- Interactive map of Wang Din
- Country: Thailand
- Province: Uttaradit
- District: Mueang Uttaradit

Population (2015)
- • Total: 4,705
- Time zone: UTC+7 (ICT)
- Postal code: 53000
- TIS 1099: 530113

= Wang Din =

Wang Din (วังดิน, /th/) is a tambon (sub-district) of Mueang Uttaradit District, in Uttaradit Province, Thailand.
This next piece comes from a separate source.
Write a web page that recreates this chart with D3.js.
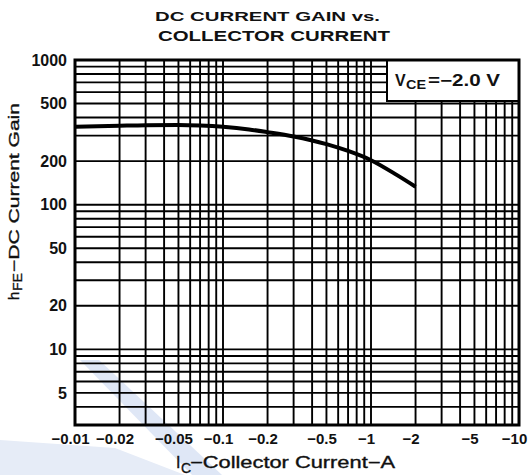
<!DOCTYPE html>
<html>
<head>
<meta charset="utf-8">
<script src="https://cdn.jsdelivr.net/npm/d3@7"></script>
<style>
  body { margin: 0; background: #fff; }
  text { font-family: "Liberation Sans", Arial, sans-serif; fill: #111; }
  .axtitle { stroke: #111; stroke-width: 0.35; }
</style>
</head>
<body>
<div id="chart"></div>
<script>
// ---- data ----
const collectorCurrent = [0.01, 0.02, 0.03, 0.05, 0.07, 0.1, 0.15, 0.2, 0.3, 0.5, 0.7, 1, 1.5, 2];
const currentGain      = [345, 351, 354, 355, 352, 345, 331, 317, 296, 262, 235, 203, 160, 133];
const xTickLabels = [0.01, 0.02, 0.05, 0.1, 0.2, 0.5, 1, 2, 5, 10];
const yTickLabels = [5, 10, 20, 50, 100, 200, 500, 1000];

const SVG_W = 530, SVG_H = 475;
const PLOT = {left: 75, right: 519, top: 60, bottom: 425};

const svg = d3.select("#chart").append("svg")
  .attr("width", SVG_W).attr("height", SVG_H);

const x = d3.scaleLog().domain([0.01, 10]).range([PLOT.left, PLOT.right]);
const y = d3.scaleLog().domain([3, 1000]).range([PLOT.bottom, PLOT.top]);

// scan watermark (pale blue bands)
svg.append("polygon").attr("points", "80,360 99,360 222,475 192,475").attr("fill", "#dfe7f6");
svg.append("polygon").attr("points", "0,440 115,448 185,475 0,475").attr("fill", "#e6ecf7");

// log grid lines
function logGrid(lo, hi) {
  let vals = [];
  for (let d = lo; d < hi; d *= 10)
    for (let k = 1; k < 10; k++) vals.push(+(k * d).toPrecision(3));
  vals.push(hi);
  return vals;
}
const xGrid = logGrid(0.01, 10);
const yGrid = logGrid(1, 1000).filter(v => v >= 3);

const grid = svg.append("g");
grid.selectAll("line.v").data(xGrid).enter().append("line")
  .attr("x1", d => x(d)).attr("x2", d => x(d))
  .attr("y1", PLOT.top).attr("y2", PLOT.bottom)
  .attr("stroke", "#000").attr("stroke-width", 1.9);
grid.selectAll("line.h").data(yGrid).enter().append("line")
  .attr("y1", d => y(d)).attr("y2", d => y(d))
  .attr("x1", PLOT.left).attr("x2", PLOT.right)
  .attr("stroke", "#000").attr("stroke-width", 1.9);

// curve
const line = d3.line()
  .x((d, i) => x(collectorCurrent[i]))
  .y(d => y(d))
  .curve(d3.curveMonotoneX);
svg.append("path").datum(currentGain)
  .attr("d", line)
  .attr("fill", "none").attr("stroke", "#000").attr("stroke-width", 4);

// legend box
svg.append("rect").attr("x", 387).attr("y", PLOT.top).attr("width", PLOT.right - 387).attr("height", 41)
  .attr("fill", "#fff").attr("stroke", "#000").attr("stroke-width", 2);
svg.append("text").attr("x", 395).attr("y", 86)
  .style("font-size", "16px").style("font-weight", "bold").text("V");
svg.append("text").attr("x", 406).attr("y", 89)
  .attr("textLength", 20).attr("lengthAdjust", "spacingAndGlyphs")
  .style("font-size", "13px").style("font-weight", "bold").text("CE");
svg.append("text").attr("x", 428).attr("y", 86)
  .attr("textLength", 72).attr("lengthAdjust", "spacingAndGlyphs")
  .style("font-size", "16px").style("font-weight", "bold").text("=−2.0 V");

// frame
svg.append("rect").attr("x", PLOT.left).attr("y", PLOT.top)
  .attr("width", PLOT.right - PLOT.left).attr("height", PLOT.bottom - PLOT.top)
  .attr("fill", "none").attr("stroke", "#000").attr("stroke-width", 3);

// axes
const xAxis = svg.append("g").attr("transform", `translate(0, ${PLOT.bottom})`)
  .call(d3.axisBottom(x).tickValues(xTickLabels).tickSize(0).tickPadding(8)
    .tickFormat(d => "−" + d));
xAxis.select(".domain").remove();
xAxis.selectAll("text").attr("dx", -5)
  .style("font-size", "15px").style("font-weight", "bold").style("font-family", "Liberation Sans, Arial, sans-serif");

const yAxis = svg.append("g").attr("transform", `translate(${PLOT.left}, 0)`)
  .call(d3.axisLeft(y).tickValues(yTickLabels).tickSize(0).tickPadding(8)
    .tickFormat(d3.format("d")));
yAxis.select(".domain").remove();
yAxis.selectAll("text")
  .style("font-size", "16px").style("font-weight", "bold").style("font-family", "Liberation Sans, Arial, sans-serif");

// title
svg.append("text").attr("x", 155).attr("y", 21)
  .attr("textLength", 225).attr("lengthAdjust", "spacingAndGlyphs")
  .style("font-size", "13px").style("font-weight", "bold")
  .text("DC CURRENT GAIN vs.");
svg.append("text").attr("x", 158).attr("y", 41)
  .attr("textLength", 232).attr("lengthAdjust", "spacingAndGlyphs")
  .style("font-size", "14px").style("font-weight", "bold")
  .text("COLLECTOR CURRENT");

// x axis title
svg.append("text").attr("class", "axtitle").attr("x", 176).attr("y", 468).style("font-size", "16px").text("I");
svg.append("text").attr("class", "axtitle").attr("x", 181).attr("y", 473).style("font-size", "14px").text("C");
svg.append("text").attr("class", "axtitle").attr("x", 190).attr("y", 468)
  .attr("textLength", 205).attr("lengthAdjust", "spacingAndGlyphs")
  .style("font-size", "16px").text("−Collector Current−A");

// y axis title
const yt = svg.append("g").attr("transform", "translate(19, 0) rotate(-90)");
yt.append("text").attr("class", "axtitle").attr("x", -300).attr("y", 0).style("font-size", "15px").text("h");
yt.append("text").attr("class", "axtitle").attr("x", -291).attr("y", 3)
  .attr("textLength", 18).attr("lengthAdjust", "spacingAndGlyphs")
  .style("font-size", "13px").text("FE");
yt.append("text").attr("class", "axtitle").attr("x", -272).attr("y", 0)
  .attr("textLength", 169).attr("lengthAdjust", "spacingAndGlyphs")
  .style("font-size", "15px").text("−DC Current Gain");
</script>
</body>
</html>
In 2015 it had a population of 4,705 people.

==Administration==
===Central administration===
The tambon is divided into 10 administrative villages (muban).

| No. | Name | Thai |
|---|---|---|
| 01. | Ban Wang Din | บ้านวังดิน |
| 02. | Ban Wang Din | บ้านวังดิน |
| 03. | Ban Yang Chum | บ้านยางจุ้ม |
| 04. | Ban Yang Thon | บ้านยางโทน |
| 05. | Ban Nong Pa Rai | บ้านหนองป่าไร่ |
| 06. | Ban Huai Prong | บ้านห้วยโปร่ง |
| 07. | Ban Wang Kha | บ้านวังข่า |
| 08. | Ban Huai Pop | บ้านห้วยปอบ |
| 09. | Ban Khlong Samphan | บ้านคลองสัมพันธ์ |
| 10. | Ban Wang Din | บ้านวังดิน |

===Local administration===
The area of the sub-district is covered by the subdistrict administrative organization (SAO) Wang Din (องค์การบริหารส่วนตำบลวังดิน).